#### Available records:
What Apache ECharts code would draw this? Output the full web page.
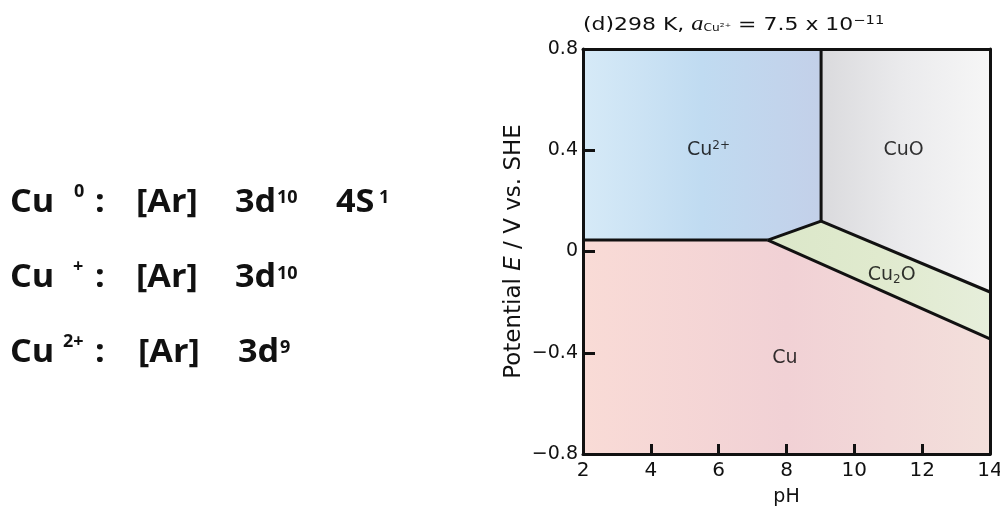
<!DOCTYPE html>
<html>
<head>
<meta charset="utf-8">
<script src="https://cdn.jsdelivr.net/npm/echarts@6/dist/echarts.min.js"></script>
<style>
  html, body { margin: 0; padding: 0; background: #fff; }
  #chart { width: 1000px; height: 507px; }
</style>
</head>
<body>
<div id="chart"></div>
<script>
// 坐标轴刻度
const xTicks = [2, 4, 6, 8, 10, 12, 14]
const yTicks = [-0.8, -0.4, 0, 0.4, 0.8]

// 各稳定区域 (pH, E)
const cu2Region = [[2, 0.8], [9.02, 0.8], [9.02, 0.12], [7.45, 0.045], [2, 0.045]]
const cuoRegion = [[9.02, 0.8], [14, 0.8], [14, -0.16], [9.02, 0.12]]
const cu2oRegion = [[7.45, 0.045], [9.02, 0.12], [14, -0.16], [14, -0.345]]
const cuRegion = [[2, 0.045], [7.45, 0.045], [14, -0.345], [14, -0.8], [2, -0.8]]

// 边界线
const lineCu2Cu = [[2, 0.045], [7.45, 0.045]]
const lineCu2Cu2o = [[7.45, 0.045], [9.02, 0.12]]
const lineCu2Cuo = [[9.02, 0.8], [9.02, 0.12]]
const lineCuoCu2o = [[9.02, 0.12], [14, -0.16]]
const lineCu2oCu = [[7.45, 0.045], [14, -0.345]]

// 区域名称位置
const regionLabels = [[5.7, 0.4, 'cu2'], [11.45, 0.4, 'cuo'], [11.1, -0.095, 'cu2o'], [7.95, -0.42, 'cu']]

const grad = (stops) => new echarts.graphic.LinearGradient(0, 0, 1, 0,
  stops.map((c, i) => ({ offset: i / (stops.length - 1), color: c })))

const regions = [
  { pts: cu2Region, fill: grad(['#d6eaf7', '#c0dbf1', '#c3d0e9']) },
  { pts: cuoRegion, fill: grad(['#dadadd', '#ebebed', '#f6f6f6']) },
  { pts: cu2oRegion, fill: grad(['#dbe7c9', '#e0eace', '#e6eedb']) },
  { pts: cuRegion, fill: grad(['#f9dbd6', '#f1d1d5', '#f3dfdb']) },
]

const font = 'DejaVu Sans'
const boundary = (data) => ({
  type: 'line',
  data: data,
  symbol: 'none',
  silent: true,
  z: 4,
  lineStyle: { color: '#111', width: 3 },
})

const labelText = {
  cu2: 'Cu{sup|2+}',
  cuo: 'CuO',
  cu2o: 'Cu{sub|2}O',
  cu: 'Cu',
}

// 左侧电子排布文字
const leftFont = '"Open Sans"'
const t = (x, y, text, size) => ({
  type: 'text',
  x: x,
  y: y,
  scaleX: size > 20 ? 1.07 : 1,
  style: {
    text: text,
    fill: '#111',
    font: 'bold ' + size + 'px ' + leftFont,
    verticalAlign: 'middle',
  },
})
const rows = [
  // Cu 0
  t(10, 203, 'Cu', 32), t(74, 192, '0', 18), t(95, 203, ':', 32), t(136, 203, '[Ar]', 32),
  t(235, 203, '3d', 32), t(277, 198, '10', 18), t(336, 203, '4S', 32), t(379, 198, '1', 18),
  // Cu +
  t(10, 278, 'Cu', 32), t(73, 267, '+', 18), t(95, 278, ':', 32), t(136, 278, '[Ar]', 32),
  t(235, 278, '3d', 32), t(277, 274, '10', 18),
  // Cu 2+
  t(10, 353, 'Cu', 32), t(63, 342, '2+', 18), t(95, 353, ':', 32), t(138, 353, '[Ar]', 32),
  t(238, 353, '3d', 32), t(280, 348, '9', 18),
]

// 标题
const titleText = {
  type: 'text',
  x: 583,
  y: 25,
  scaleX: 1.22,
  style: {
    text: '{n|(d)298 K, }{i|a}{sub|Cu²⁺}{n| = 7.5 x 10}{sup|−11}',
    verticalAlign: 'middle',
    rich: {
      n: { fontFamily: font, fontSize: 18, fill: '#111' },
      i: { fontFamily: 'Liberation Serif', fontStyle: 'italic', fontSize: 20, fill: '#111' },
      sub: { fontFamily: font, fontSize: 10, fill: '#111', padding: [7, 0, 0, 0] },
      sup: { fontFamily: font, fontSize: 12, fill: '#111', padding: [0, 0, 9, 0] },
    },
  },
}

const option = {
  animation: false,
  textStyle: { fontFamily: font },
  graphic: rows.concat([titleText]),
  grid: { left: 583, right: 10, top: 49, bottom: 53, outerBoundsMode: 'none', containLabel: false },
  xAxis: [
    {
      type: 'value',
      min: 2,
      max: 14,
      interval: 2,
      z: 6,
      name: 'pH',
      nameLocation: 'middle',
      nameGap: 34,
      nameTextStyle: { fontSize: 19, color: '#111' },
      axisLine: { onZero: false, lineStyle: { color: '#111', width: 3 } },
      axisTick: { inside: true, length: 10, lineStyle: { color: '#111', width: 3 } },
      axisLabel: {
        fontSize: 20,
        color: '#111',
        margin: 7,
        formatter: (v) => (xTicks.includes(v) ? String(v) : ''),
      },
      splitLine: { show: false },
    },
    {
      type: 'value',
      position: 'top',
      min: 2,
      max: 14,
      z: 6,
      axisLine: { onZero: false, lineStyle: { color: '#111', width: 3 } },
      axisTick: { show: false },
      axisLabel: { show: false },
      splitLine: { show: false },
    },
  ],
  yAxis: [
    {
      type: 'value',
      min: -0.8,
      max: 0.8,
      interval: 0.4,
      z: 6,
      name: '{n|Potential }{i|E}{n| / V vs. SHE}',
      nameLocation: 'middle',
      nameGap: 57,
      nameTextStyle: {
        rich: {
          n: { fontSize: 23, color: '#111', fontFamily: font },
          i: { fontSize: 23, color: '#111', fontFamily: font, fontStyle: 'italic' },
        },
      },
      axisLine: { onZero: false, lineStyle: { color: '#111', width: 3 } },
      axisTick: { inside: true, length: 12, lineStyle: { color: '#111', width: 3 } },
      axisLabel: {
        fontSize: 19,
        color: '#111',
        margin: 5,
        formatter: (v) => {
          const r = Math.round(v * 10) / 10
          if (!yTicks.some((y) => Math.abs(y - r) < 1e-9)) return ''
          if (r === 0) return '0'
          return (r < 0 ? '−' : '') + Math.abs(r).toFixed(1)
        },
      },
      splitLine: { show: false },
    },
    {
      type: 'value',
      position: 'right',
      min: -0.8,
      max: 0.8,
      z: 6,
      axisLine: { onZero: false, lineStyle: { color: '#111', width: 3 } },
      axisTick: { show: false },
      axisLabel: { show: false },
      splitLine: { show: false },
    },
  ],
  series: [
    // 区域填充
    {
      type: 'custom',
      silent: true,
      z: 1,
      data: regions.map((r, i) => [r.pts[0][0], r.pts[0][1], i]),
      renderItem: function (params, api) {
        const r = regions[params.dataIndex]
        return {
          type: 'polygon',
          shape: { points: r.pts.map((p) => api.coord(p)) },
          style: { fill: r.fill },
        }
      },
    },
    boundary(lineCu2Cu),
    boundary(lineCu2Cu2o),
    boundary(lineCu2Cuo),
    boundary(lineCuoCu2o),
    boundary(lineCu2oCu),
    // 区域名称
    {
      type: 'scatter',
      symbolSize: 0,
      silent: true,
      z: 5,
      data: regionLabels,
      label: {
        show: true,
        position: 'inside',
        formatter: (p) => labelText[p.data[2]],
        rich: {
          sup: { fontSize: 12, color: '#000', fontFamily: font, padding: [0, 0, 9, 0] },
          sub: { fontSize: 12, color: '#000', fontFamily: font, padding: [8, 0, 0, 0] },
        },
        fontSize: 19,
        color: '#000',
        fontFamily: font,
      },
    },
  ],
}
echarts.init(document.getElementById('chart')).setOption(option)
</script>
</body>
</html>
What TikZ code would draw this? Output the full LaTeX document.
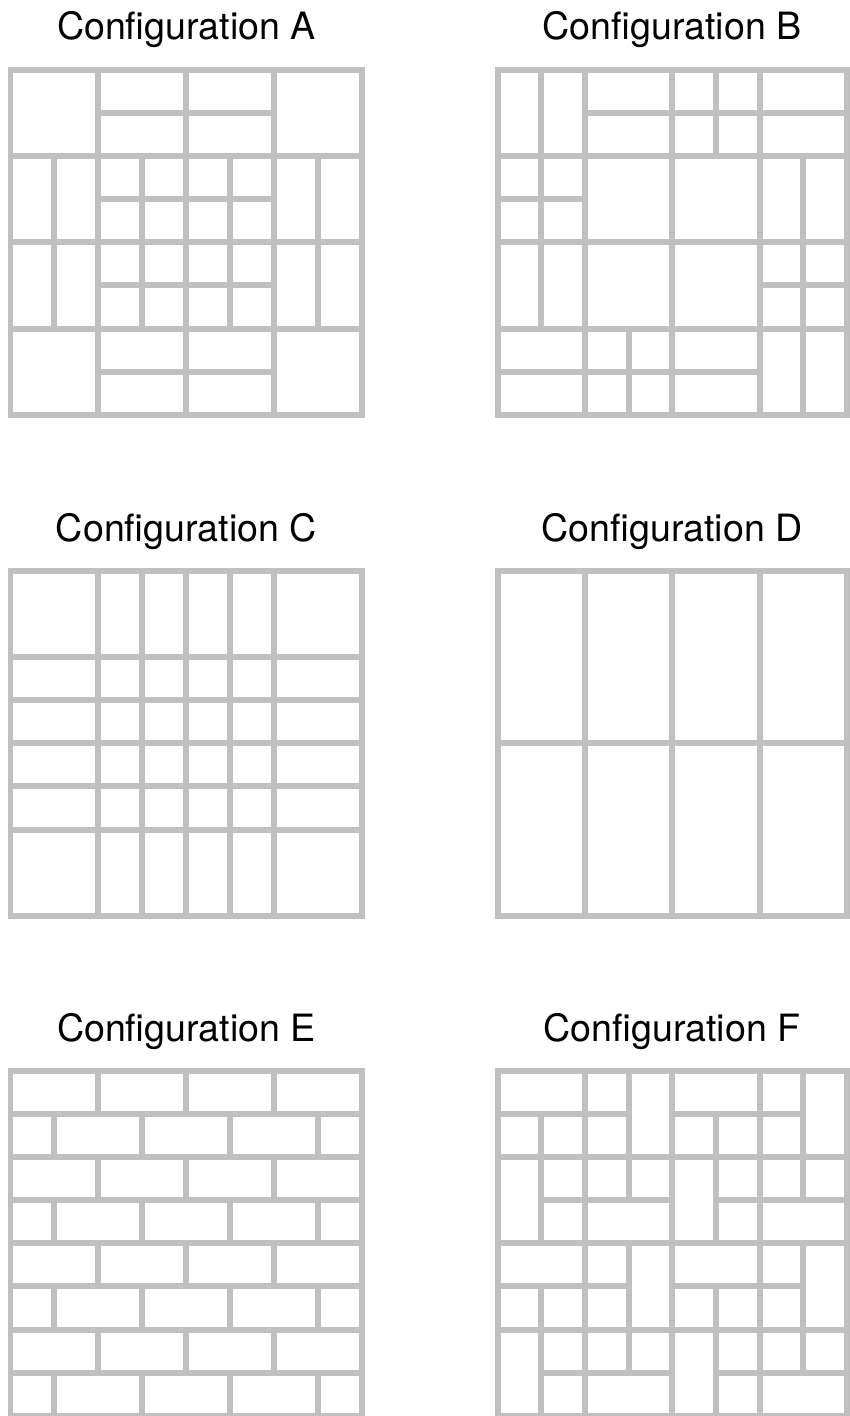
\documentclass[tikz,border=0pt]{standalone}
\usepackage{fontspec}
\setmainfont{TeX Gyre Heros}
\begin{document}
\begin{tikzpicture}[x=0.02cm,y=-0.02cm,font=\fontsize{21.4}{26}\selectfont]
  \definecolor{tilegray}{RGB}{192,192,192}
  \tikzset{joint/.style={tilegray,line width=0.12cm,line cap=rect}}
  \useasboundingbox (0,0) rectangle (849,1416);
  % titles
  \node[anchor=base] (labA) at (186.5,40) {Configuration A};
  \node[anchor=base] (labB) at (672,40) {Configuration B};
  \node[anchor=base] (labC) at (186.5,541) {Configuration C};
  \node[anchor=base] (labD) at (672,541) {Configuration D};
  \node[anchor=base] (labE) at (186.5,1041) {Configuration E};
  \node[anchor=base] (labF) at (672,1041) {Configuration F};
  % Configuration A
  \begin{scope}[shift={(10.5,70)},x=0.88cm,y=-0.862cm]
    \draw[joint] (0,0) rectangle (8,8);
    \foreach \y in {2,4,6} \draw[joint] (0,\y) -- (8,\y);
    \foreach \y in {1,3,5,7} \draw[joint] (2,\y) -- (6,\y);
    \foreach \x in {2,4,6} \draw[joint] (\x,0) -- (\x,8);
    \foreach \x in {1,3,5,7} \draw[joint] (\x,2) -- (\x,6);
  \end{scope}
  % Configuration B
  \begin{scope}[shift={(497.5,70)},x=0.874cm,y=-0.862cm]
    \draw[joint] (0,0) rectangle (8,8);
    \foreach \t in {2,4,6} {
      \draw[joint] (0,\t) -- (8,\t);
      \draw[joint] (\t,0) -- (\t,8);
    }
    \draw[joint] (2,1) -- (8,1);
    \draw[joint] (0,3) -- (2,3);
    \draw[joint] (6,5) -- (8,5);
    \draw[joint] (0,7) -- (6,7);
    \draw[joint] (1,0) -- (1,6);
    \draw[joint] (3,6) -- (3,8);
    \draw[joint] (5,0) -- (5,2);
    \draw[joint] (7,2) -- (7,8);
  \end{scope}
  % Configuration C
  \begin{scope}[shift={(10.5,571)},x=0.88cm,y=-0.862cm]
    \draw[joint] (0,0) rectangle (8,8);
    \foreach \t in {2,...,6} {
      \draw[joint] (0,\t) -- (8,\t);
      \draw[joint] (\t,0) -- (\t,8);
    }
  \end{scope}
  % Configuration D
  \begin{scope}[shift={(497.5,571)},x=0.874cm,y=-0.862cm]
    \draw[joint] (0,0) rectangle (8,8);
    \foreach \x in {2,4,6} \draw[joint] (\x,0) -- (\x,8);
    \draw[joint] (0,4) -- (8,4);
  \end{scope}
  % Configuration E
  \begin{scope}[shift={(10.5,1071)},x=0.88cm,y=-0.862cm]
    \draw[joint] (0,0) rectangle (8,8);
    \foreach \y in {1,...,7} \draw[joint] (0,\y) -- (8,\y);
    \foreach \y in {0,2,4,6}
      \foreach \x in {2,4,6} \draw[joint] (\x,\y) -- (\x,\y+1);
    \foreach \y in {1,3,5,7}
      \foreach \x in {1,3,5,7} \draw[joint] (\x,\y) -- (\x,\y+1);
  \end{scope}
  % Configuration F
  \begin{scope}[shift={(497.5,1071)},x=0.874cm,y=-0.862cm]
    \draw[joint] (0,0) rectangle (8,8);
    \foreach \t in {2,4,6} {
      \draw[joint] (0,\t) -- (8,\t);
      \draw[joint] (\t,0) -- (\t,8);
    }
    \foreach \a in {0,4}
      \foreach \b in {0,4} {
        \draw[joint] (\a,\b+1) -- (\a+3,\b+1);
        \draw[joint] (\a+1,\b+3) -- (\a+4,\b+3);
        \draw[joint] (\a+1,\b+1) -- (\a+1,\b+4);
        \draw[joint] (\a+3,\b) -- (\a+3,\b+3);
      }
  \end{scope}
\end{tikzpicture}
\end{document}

#### Exercise:
Copy exactly the lines running from the beginning of the listing through the line that has "const yTicks = [-0.8, -0.4, 0, 0.4, 0.8]". Drop the pictures.

#### Result below:
What Apache ECharts code would draw this? Output the full web page.
<!DOCTYPE html>
<html>
<head>
<meta charset="utf-8">
<script src="https://cdn.jsdelivr.net/npm/echarts@6/dist/echarts.min.js"></script>
<style>
  html, body { margin: 0; padding: 0; background: #fff; }
  #chart { width: 1000px; height: 507px; }
</style>
</head>
<body>
<div id="chart"></div>
<script>
// 坐标轴刻度
const xTicks = [2, 4, 6, 8, 10, 12, 14]
const yTicks = [-0.8, -0.4, 0, 0.4, 0.8]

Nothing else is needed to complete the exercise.